Exercise aim
Quote every line as written. Omit pictures.

Supplied data
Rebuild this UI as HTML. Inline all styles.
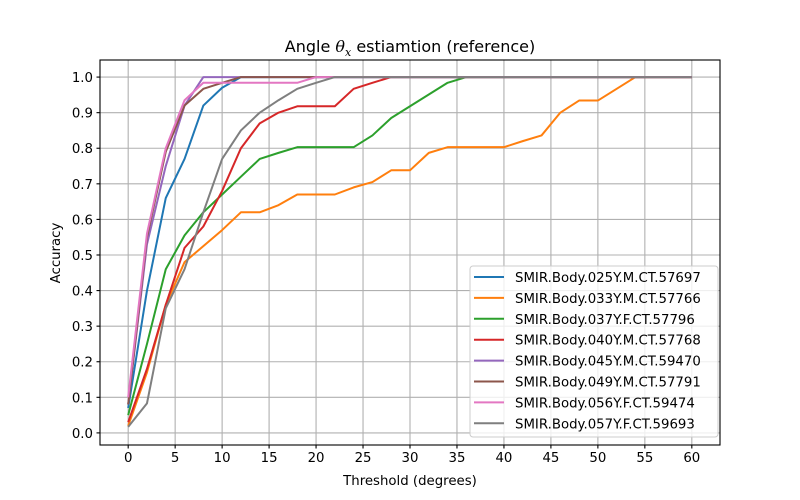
<!DOCTYPE html>
<html><head><meta charset="utf-8"><style>
body{margin:0;background:#fff;}
svg{display:block;font-family:"DejaVu Sans","Liberation Sans",sans-serif;}
</style></head><body>
<svg id="chart" width="800" height="500" xmlns="http://www.w3.org/2000/svg">
<rect width="800" height="500" fill="#fff"/>
<g id="grid"></g>
<g id="lines"></g>
<g id="axes"></g>
<g id="legend"></g>
<text x="410" y="52" font-size="16" text-anchor="middle">Angle <tspan font-family="DejaVu Serif" font-style="italic">θ</tspan><tspan font-family="DejaVu Serif" font-style="italic" font-size="11" dy="4">x</tspan><tspan dy="-4"> estiamtion (reference)</tspan></text>
<text x="410" y="485" font-size="13.3" text-anchor="middle">Threshold (degrees)</text>
<text x="0" y="0" font-size="13.3" text-anchor="middle" transform="translate(60,253) rotate(-90)">Accuracy</text>
</svg>
<script>
const thresholds = [0,2,4,6,8,10,12,14,16,18,20,22,24,26,28,30,32,34,36,38,40,42,44,46,48,50,52,54,56,58,60];
const names = ["SMIR.Body.025Y.M.CT.57697","SMIR.Body.033Y.M.CT.57766","SMIR.Body.037Y.F.CT.57796","SMIR.Body.040Y.M.CT.57768","SMIR.Body.045Y.M.CT.59470","SMIR.Body.049Y.M.CT.57791","SMIR.Body.056Y.F.CT.59474","SMIR.Body.057Y.F.CT.59693"];
const colors = ["#1f77b4","#ff7f0e","#2ca02c","#d62728","#9467bd","#8c564b","#e377c2","#7f7f7f"];
const s025 = [0.07,0.40,0.66,0.77,0.92,0.97,1.0];
const s033 = [0.02,0.17,0.36,0.48,0.525,0.57,0.62,0.62,0.64,0.67,0.67,0.67,0.69,0.705,0.738,0.738,0.787,0.803,0.803,0.803,0.803,0.82,0.836,0.90,0.934,0.934,0.967,1.0];
const s037 = [0.05,0.25,0.46,0.555,0.62,0.67,0.72,0.77,0.787,0.803,0.803,0.803,0.803,0.836,0.885,0.918,0.951,0.984,1.0];
const s040 = [0.03,0.18,0.36,0.52,0.58,0.68,0.80,0.87,0.90,0.918,0.918,0.918,0.967,0.984,1.0];
const s045 = [0.08,0.53,0.75,0.92,1.0];
const s049 = [0.08,0.55,0.79,0.92,0.967,0.984,1.0];
const s056 = [0.10,0.56,0.80,0.935,0.984,0.984,0.984,0.984,0.984,0.984,1.0];
const s057 = [0.017,0.083,0.35,0.46,0.62,0.77,0.85,0.90,0.935,0.967,0.984,1.0];
const xTicks = [0,5,10,15,20,25,30,35,40,45,50,55,60];
const yTicks = [0.0,0.1,0.2,0.3,0.4,0.5,0.6,0.7,0.8,0.9,1.0];

const series = [s025,s033,s037,s040,s045,s049,s056,s057];
const L=100,R=720,T=60,B=445;
const xmin=-3,xmax=63,ymin=-0.034,ymax=1.048;
const X=v=>L+(v-xmin)/(xmax-xmin)*(R-L);
const Y=v=>B-(v-ymin)/(ymax-ymin)*(B-T);
const NS="http://www.w3.org/2000/svg";
function mk(tag,attrs,parent){const e=document.createElementNS(NS,tag);for(const k in attrs)e.setAttribute(k,attrs[k]);parent.appendChild(e);return e;}
const grid=document.getElementById('grid'),axes=document.getElementById('axes'),lines=document.getElementById('lines'),legend=document.getElementById('legend');
xTicks.forEach(t=>{
  const g=mk('line',{x1:X(t),x2:X(t),y1:T,y2:B,stroke:'#b0b0b0','stroke-width':1.1},grid);
  
  
  mk('line',{x1:X(t),x2:X(t),y1:B,y2:B+3.5,stroke:'#000','stroke-width':1.1},axes);
  const tx=mk('text',{x:X(t),y:B+17,'font-size':13.3,'text-anchor':'middle'},axes);
  tx.textContent=t;
  
  
});
yTicks.forEach(t=>{
  const g=mk('line',{x1:L,x2:R,y1:Y(t),y2:Y(t),stroke:'#b0b0b0','stroke-width':1.1},grid);
  
  
  mk('line',{x1:L-3.5,x2:L,y1:Y(t),y2:Y(t),stroke:'#000','stroke-width':1.1},axes);
  const tx=mk('text',{x:L-7,y:Y(t)+5,'font-size':13.3,'text-anchor':'end'},axes);
  tx.textContent=t.toFixed(1);
  
  
});
series.forEach((s,i)=>{
  const vals=thresholds.map((t,j)=>j<s.length?s[j]:1.0);
  const pts=thresholds.map((t,j)=>X(t).toFixed(2)+','+Y(vals[j]).toFixed(2)).join(' ');
  const p=mk('polyline',{points:pts,fill:'none',stroke:colors[i],'stroke-width':2,'stroke-linejoin':'round'},lines);
  
  
});
const fr=mk('rect',{x:L,y:T,width:R-L,height:B-T,fill:'none',stroke:'#000','stroke-width':1.1},axes);


const lb=mk('rect',{x:470,y:266,width:248,height:171,rx:3,fill:'#fff','fill-opacity':0.8,stroke:'#ccc','stroke-width':1},legend);


names.forEach((n,i)=>{
  const y=277+i*20.9;
  const ln=mk('line',{x1:474,x2:504,y1:y,y2:y,stroke:colors[i],'stroke-width':2},legend);
  
  
  const tx=mk('text',{x:515,y:y+5,'font-size':13.3},legend);
  tx.textContent=n;
  
  
});
</script>
</body></html>
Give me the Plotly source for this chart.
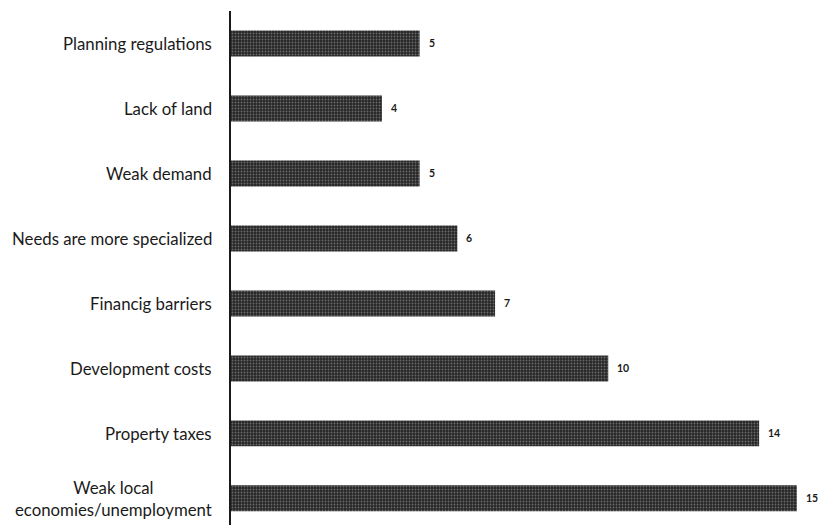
import plotly.graph_objects as go

categories = [
    "Planning regulations",
    "Lack of land",
    "Weak demand",
    "Needs are more specialized",
    "Financig barriers",
    "Development costs",
    "Property taxes",
    "Weak local<br>economies/unemployment",
]
values = [5, 4, 5, 6, 7, 10, 14, 15]

positions = list(range(len(categories)))
label_font = dict(family="Lato, 'Open Sans', sans-serif", size=16.8, color="#1a1a1a")

fig = go.Figure(
    go.Bar(
        x=values,
        y=positions,
        orientation="h",
        width=0.4,
        marker=dict(
            color="#262626",
            line=dict(width=0),
            pattern=dict(shape=".", fgcolor="#b0b0b0", size=3, solidity=0.3),
        ),
        hoverinfo="skip",
    )
)

annotations = []
for pos, name, val in zip(positions, categories, values):
    # category label to the left of the axis
    annotations.append(dict(
        x=0, y=pos, xref="x", yref="y", text=name, showarrow=False,
        xanchor="right", yanchor="middle", align="center", xshift=-17,
        font=label_font,
    ))
    # value label past the end of each bar
    annotations.append(dict(
        x=val, y=pos, xref="x", yref="y", text=f"<b>{val}</b>", showarrow=False,
        xanchor="left", yanchor="middle", xshift=7,
        font=dict(family="Lato, 'Open Sans', sans-serif", size=10.5, color="#1a1a1a"),
    ))

fig.update_layout(
    width=821,
    height=525,
    margin=dict(l=231, r=0, t=11, b=0),
    paper_bgcolor="white",
    plot_bgcolor="white",
    showlegend=False,
    annotations=annotations,
    xaxis=dict(range=[0, 15.64], showgrid=False, zeroline=False,
               showticklabels=False, showline=False, ticks=""),
    yaxis=dict(range=[7.41, -0.5], showgrid=False, zeroline=False,
               showticklabels=False, showline=True, linecolor="#1a1a1a",
               linewidth=1.5, ticks=""),
)

fig.write_html("out.html")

Answer to the exercise
Rebuild this UI as HTML. Inline all styles.
<!DOCTYPE html>
<html><head><meta charset="utf-8"><style>
body{margin:0;background:#fff;}
svg{display:block;font-family:"DejaVu Sans","Liberation Sans",sans-serif;}
</style></head><body>
<svg id="chart" width="800" height="500" xmlns="http://www.w3.org/2000/svg">
<rect width="800" height="500" fill="#fff"/>
<g id="grid"></g>
<g id="lines"></g>
<g id="axes"></g>
<g id="legend"></g>
<text x="410" y="52" font-size="16" text-anchor="middle">Angle <tspan font-family="DejaVu Serif" font-style="italic">θ</tspan><tspan font-family="DejaVu Serif" font-style="italic" font-size="11" dy="4">x</tspan><tspan dy="-4"> estiamtion (reference)</tspan></text>
<text x="410" y="485" font-size="13.3" text-anchor="middle">Threshold (degrees)</text>
<text x="0" y="0" font-size="13.3" text-anchor="middle" transform="translate(60,253) rotate(-90)">Accuracy</text>
</svg>
<script>
const thresholds = [0,2,4,6,8,10,12,14,16,18,20,22,24,26,28,30,32,34,36,38,40,42,44,46,48,50,52,54,56,58,60];
const names = ["SMIR.Body.025Y.M.CT.57697","SMIR.Body.033Y.M.CT.57766","SMIR.Body.037Y.F.CT.57796","SMIR.Body.040Y.M.CT.57768","SMIR.Body.045Y.M.CT.59470","SMIR.Body.049Y.M.CT.57791","SMIR.Body.056Y.F.CT.59474","SMIR.Body.057Y.F.CT.59693"];
const colors = ["#1f77b4","#ff7f0e","#2ca02c","#d62728","#9467bd","#8c564b","#e377c2","#7f7f7f"];
const s025 = [0.07,0.40,0.66,0.77,0.92,0.97,1.0];
const s033 = [0.02,0.17,0.36,0.48,0.525,0.57,0.62,0.62,0.64,0.67,0.67,0.67,0.69,0.705,0.738,0.738,0.787,0.803,0.803,0.803,0.803,0.82,0.836,0.90,0.934,0.934,0.967,1.0];
const s037 = [0.05,0.25,0.46,0.555,0.62,0.67,0.72,0.77,0.787,0.803,0.803,0.803,0.803,0.836,0.885,0.918,0.951,0.984,1.0];
const s040 = [0.03,0.18,0.36,0.52,0.58,0.68,0.80,0.87,0.90,0.918,0.918,0.918,0.967,0.984,1.0];
const s045 = [0.08,0.53,0.75,0.92,1.0];
const s049 = [0.08,0.55,0.79,0.92,0.967,0.984,1.0];
const s056 = [0.10,0.56,0.80,0.935,0.984,0.984,0.984,0.984,0.984,0.984,1.0];
const s057 = [0.017,0.083,0.35,0.46,0.62,0.77,0.85,0.90,0.935,0.967,0.984,1.0];
const xTicks = [0,5,10,15,20,25,30,35,40,45,50,55,60];
const yTicks = [0.0,0.1,0.2,0.3,0.4,0.5,0.6,0.7,0.8,0.9,1.0];

const series = [s025,s033,s037,s040,s045,s049,s056,s057];
const L=100,R=720,T=60,B=445;
const xmin=-3,xmax=63,ymin=-0.034,ymax=1.048;
const X=v=>L+(v-xmin)/(xmax-xmin)*(R-L);
const Y=v=>B-(v-ymin)/(ymax-ymin)*(B-T);
const NS="http://www.w3.org/2000/svg";
function mk(tag,attrs,parent){const e=document.createElementNS(NS,tag);for(const k in attrs)e.setAttribute(k,attrs[k]);parent.appendChild(e);return e;}
const grid=document.getElementById('grid'),axes=document.getElementById('axes'),lines=document.getElementById('lines'),legend=document.getElementById('legend');
xTicks.forEach(t=>{
  const g=mk('line',{x1:X(t),x2:X(t),y1:T,y2:B,stroke:'#b0b0b0','stroke-width':1.1},grid);
  
  
  mk('line',{x1:X(t),x2:X(t),y1:B,y2:B+3.5,stroke:'#000','stroke-width':1.1},axes);
  const tx=mk('text',{x:X(t),y:B+17,'font-size':13.3,'text-anchor':'middle'},axes);
  tx.textContent=t;
  
  
});
yTicks.forEach(t=>{
  const g=mk('line',{x1:L,x2:R,y1:Y(t),y2:Y(t),stroke:'#b0b0b0','stroke-width':1.1},grid);
  
  
  mk('line',{x1:L-3.5,x2:L,y1:Y(t),y2:Y(t),stroke:'#000','stroke-width':1.1},axes);
  const tx=mk('text',{x:L-7,y:Y(t)+5,'font-size':13.3,'text-anchor':'end'},axes);
  tx.textContent=t.toFixed(1);
  
  
});
series.forEach((s,i)=>{
  const vals=thresholds.map((t,j)=>j<s.length?s[j]:1.0);
  const pts=thresholds.map((t,j)=>X(t).toFixed(2)+','+Y(vals[j]).toFixed(2)).join(' ');
  const p=mk('polyline',{points:pts,fill:'none',stroke:colors[i],'stroke-width':2,'stroke-linejoin':'round'},lines);
  
  
});
const fr=mk('rect',{x:L,y:T,width:R-L,height:B-T,fill:'none',stroke:'#000','stroke-width':1.1},axes);


const lb=mk('rect',{x:470,y:266,width:248,height:171,rx:3,fill:'#fff','fill-opacity':0.8,stroke:'#ccc','stroke-width':1},legend);


names.forEach((n,i)=>{
  const y=277+i*20.9;
  const ln=mk('line',{x1:474,x2:504,y1:y,y2:y,stroke:colors[i],'stroke-width':2},legend);
  
  
  const tx=mk('text',{x:515,y:y+5,'font-size':13.3},legend);
  tx.textContent=n;
  
  
});
</script>
</body></html>
Give me the Plotly source for this chart.
import plotly.graph_objects as go

categories = [
    "Planning regulations",
    "Lack of land",
    "Weak demand",
    "Needs are more specialized",
    "Financig barriers",
    "Development costs",
    "Property taxes",
    "Weak local<br>economies/unemployment",
]
values = [5, 4, 5, 6, 7, 10, 14, 15]

positions = list(range(len(categories)))
label_font = dict(family="Lato, 'Open Sans', sans-serif", size=16.8, color="#1a1a1a")

fig = go.Figure(
    go.Bar(
        x=values,
        y=positions,
        orientation="h",
        width=0.4,
        marker=dict(
            color="#262626",
            line=dict(width=0),
            pattern=dict(shape=".", fgcolor="#b0b0b0", size=3, solidity=0.3),
        ),
        hoverinfo="skip",
    )
)

annotations = []
for pos, name, val in zip(positions, categories, values):
    # category label to the left of the axis
    annotations.append(dict(
        x=0, y=pos, xref="x", yref="y", text=name, showarrow=False,
        xanchor="right", yanchor="middle", align="center", xshift=-17,
        font=label_font,
    ))
    # value label past the end of each bar
    annotations.append(dict(
        x=val, y=pos, xref="x", yref="y", text=f"<b>{val}</b>", showarrow=False,
        xanchor="left", yanchor="middle", xshift=7,
        font=dict(family="Lato, 'Open Sans', sans-serif", size=10.5, color="#1a1a1a"),
    ))

fig.update_layout(
    width=821,
    height=525,
    margin=dict(l=231, r=0, t=11, b=0),
    paper_bgcolor="white",
    plot_bgcolor="white",
    showlegend=False,
    annotations=annotations,
    xaxis=dict(range=[0, 15.64], showgrid=False, zeroline=False,
               showticklabels=False, showline=False, ticks=""),
    yaxis=dict(range=[7.41, -0.5], showgrid=False, zeroline=False,
               showticklabels=False, showline=True, linecolor="#1a1a1a",
               linewidth=1.5, ticks=""),
)

fig.write_html("out.html")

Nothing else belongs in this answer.